The Good Bank proposal has the advantage of avoiding the N-word: nationalization. Some believe a more polite term, "conservatorship" as it was called in the case of Fannie Mae, may be more palatable. It should be clear, though, that whatever it is called, the Good Bank proposal entails little more than playing by longstanding rules, a variant of standard practices to deal with firms whose liabilities exceed their assets.
-The Nation - "A Bank Bailout that works" - Good Bank
The concept for this is that we do NOT bail out the bankers. We let the investors and management ( but crucially, not the depositors) sink or swim. The concept is, that we take away the assets where there is a market for those assets, essentially the "good assets." This both protects those assets, and separates value for depositors separately.

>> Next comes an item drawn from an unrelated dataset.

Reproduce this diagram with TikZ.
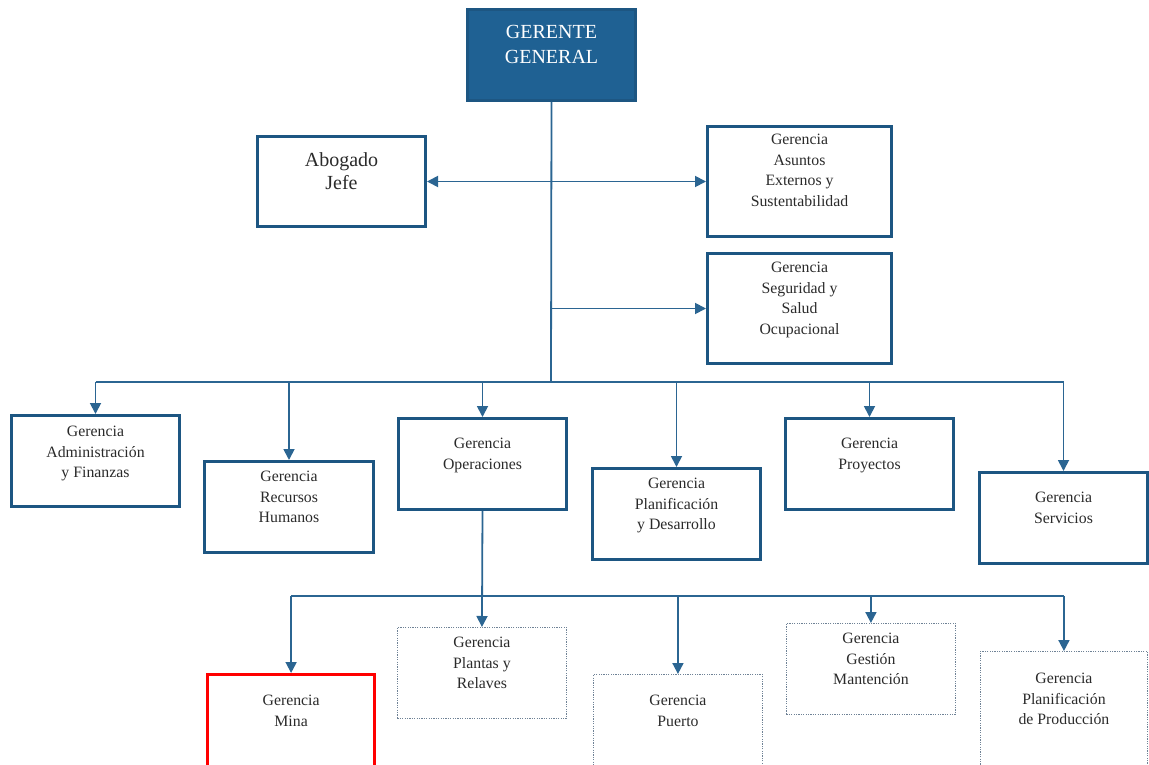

We then spin off the "bad bank" letting the management get the best possible deal for these "bad assets"- assets where there is no current market, and where their value is unknown.
This is a lot like throwing the bankers and investors in a pit, and throwing a knife in. They will fight for the best deal. Shareholders may dump ineffective management. They don't worry about the good assets they used to have. Their only concern is finding a market for, and disposing of the junk they bought, getting the very best deal they can.
Yes, there will be losers, but theoretically the least loss possible and no effective damage to the innocent tax payer. The term for this in environmental economics is "the polluter pays".